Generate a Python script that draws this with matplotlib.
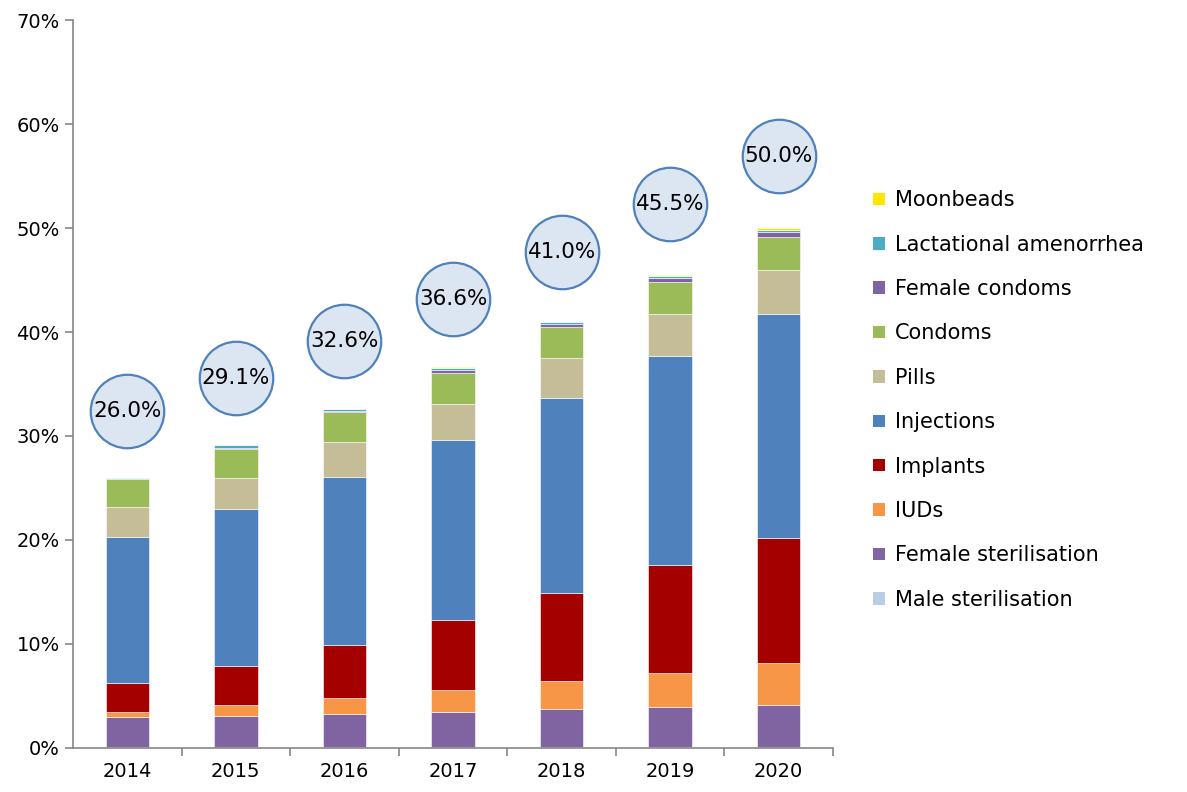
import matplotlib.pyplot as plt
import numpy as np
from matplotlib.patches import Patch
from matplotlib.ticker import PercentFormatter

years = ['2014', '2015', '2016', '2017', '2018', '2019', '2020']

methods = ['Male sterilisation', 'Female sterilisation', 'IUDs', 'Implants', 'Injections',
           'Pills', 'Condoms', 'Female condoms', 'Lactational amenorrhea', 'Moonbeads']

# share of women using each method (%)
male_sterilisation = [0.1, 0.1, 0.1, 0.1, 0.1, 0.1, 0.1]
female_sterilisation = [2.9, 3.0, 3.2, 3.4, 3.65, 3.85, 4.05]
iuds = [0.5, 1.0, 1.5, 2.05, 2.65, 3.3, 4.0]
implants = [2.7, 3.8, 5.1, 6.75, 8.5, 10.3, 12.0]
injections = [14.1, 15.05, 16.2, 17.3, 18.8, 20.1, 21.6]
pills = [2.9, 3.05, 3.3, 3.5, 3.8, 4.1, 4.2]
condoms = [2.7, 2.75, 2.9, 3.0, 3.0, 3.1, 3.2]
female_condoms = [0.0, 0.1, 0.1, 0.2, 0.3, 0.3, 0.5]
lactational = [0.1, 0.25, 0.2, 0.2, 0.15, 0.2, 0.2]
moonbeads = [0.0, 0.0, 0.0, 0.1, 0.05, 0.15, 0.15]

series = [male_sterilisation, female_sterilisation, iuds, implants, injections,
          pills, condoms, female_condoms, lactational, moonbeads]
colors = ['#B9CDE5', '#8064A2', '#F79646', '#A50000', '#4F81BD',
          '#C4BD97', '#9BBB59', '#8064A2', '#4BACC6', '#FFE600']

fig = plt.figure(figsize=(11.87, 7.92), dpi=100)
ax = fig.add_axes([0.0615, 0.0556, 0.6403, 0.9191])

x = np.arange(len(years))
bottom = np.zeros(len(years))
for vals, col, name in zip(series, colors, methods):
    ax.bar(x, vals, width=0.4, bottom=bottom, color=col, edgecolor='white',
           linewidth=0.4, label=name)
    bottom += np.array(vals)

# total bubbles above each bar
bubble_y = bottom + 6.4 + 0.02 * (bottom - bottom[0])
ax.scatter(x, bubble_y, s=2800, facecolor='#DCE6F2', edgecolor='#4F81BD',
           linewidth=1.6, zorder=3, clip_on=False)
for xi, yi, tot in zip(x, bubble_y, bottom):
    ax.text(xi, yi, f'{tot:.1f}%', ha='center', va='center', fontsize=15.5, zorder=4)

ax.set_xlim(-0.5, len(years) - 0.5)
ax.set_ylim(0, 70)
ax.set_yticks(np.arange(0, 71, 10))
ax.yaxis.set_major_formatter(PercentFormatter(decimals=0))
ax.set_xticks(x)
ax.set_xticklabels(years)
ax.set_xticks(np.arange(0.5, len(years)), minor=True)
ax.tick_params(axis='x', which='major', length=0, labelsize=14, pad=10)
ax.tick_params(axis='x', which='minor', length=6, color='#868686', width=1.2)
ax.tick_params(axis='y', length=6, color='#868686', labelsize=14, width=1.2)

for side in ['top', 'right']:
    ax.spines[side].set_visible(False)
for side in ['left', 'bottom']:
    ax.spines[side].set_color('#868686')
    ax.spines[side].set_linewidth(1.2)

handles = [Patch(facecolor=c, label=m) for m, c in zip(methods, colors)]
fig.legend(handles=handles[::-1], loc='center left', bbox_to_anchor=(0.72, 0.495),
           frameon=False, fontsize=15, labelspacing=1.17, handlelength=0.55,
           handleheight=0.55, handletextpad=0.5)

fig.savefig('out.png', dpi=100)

——————————

- _Exercise_:
Copy every line of the data exactly as written, excluding the pictures.

- _Final result_:
Generate a Python script that draws this with matplotlib.
import matplotlib.pyplot as plt
import numpy as np
from matplotlib.patches import Patch
from matplotlib.ticker import PercentFormatter

years = ['2014', '2015', '2016', '2017', '2018', '2019', '2020']

methods = ['Male sterilisation', 'Female sterilisation', 'IUDs', 'Implants', 'Injections',
           'Pills', 'Condoms', 'Female condoms', 'Lactational amenorrhea', 'Moonbeads']

# share of women using each method (%)
male_sterilisation = [0.1, 0.1, 0.1, 0.1, 0.1, 0.1, 0.1]
female_sterilisation = [2.9, 3.0, 3.2, 3.4, 3.65, 3.85, 4.05]
iuds = [0.5, 1.0, 1.5, 2.05, 2.65, 3.3, 4.0]
implants = [2.7, 3.8, 5.1, 6.75, 8.5, 10.3, 12.0]
injections = [14.1, 15.05, 16.2, 17.3, 18.8, 20.1, 21.6]
pills = [2.9, 3.05, 3.3, 3.5, 3.8, 4.1, 4.2]
condoms = [2.7, 2.75, 2.9, 3.0, 3.0, 3.1, 3.2]
female_condoms = [0.0, 0.1, 0.1, 0.2, 0.3, 0.3, 0.5]
lactational = [0.1, 0.25, 0.2, 0.2, 0.15, 0.2, 0.2]
moonbeads = [0.0, 0.0, 0.0, 0.1, 0.05, 0.15, 0.15]

series = [male_sterilisation, female_sterilisation, iuds, implants, injections,
          pills, condoms, female_condoms, lactational, moonbeads]
colors = ['#B9CDE5', '#8064A2', '#F79646', '#A50000', '#4F81BD',
          '#C4BD97', '#9BBB59', '#8064A2', '#4BACC6', '#FFE600']

fig = plt.figure(figsize=(11.87, 7.92), dpi=100)
ax = fig.add_axes([0.0615, 0.0556, 0.6403, 0.9191])

x = np.arange(len(years))
bottom = np.zeros(len(years))
for vals, col, name in zip(series, colors, methods):
    ax.bar(x, vals, width=0.4, bottom=bottom, color=col, edgecolor='white',
           linewidth=0.4, label=name)
    bottom += np.array(vals)

# total bubbles above each bar
bubble_y = bottom + 6.4 + 0.02 * (bottom - bottom[0])
ax.scatter(x, bubble_y, s=2800, facecolor='#DCE6F2', edgecolor='#4F81BD',
           linewidth=1.6, zorder=3, clip_on=False)
for xi, yi, tot in zip(x, bubble_y, bottom):
    ax.text(xi, yi, f'{tot:.1f}%', ha='center', va='center', fontsize=15.5, zorder=4)

ax.set_xlim(-0.5, len(years) - 0.5)
ax.set_ylim(0, 70)
ax.set_yticks(np.arange(0, 71, 10))
ax.yaxis.set_major_formatter(PercentFormatter(decimals=0))
ax.set_xticks(x)
ax.set_xticklabels(years)
ax.set_xticks(np.arange(0.5, len(years)), minor=True)
ax.tick_params(axis='x', which='major', length=0, labelsize=14, pad=10)
ax.tick_params(axis='x', which='minor', length=6, color='#868686', width=1.2)
ax.tick_params(axis='y', length=6, color='#868686', labelsize=14, width=1.2)

for side in ['top', 'right']:
    ax.spines[side].set_visible(False)
for side in ['left', 'bottom']:
    ax.spines[side].set_color('#868686')
    ax.spines[side].set_linewidth(1.2)

handles = [Patch(facecolor=c, label=m) for m, c in zip(methods, colors)]
fig.legend(handles=handles[::-1], loc='center left', bbox_to_anchor=(0.72, 0.495),
           frameon=False, fontsize=15, labelspacing=1.17, handlelength=0.55,
           handleheight=0.55, handletextpad=0.5)

fig.savefig('out.png', dpi=100)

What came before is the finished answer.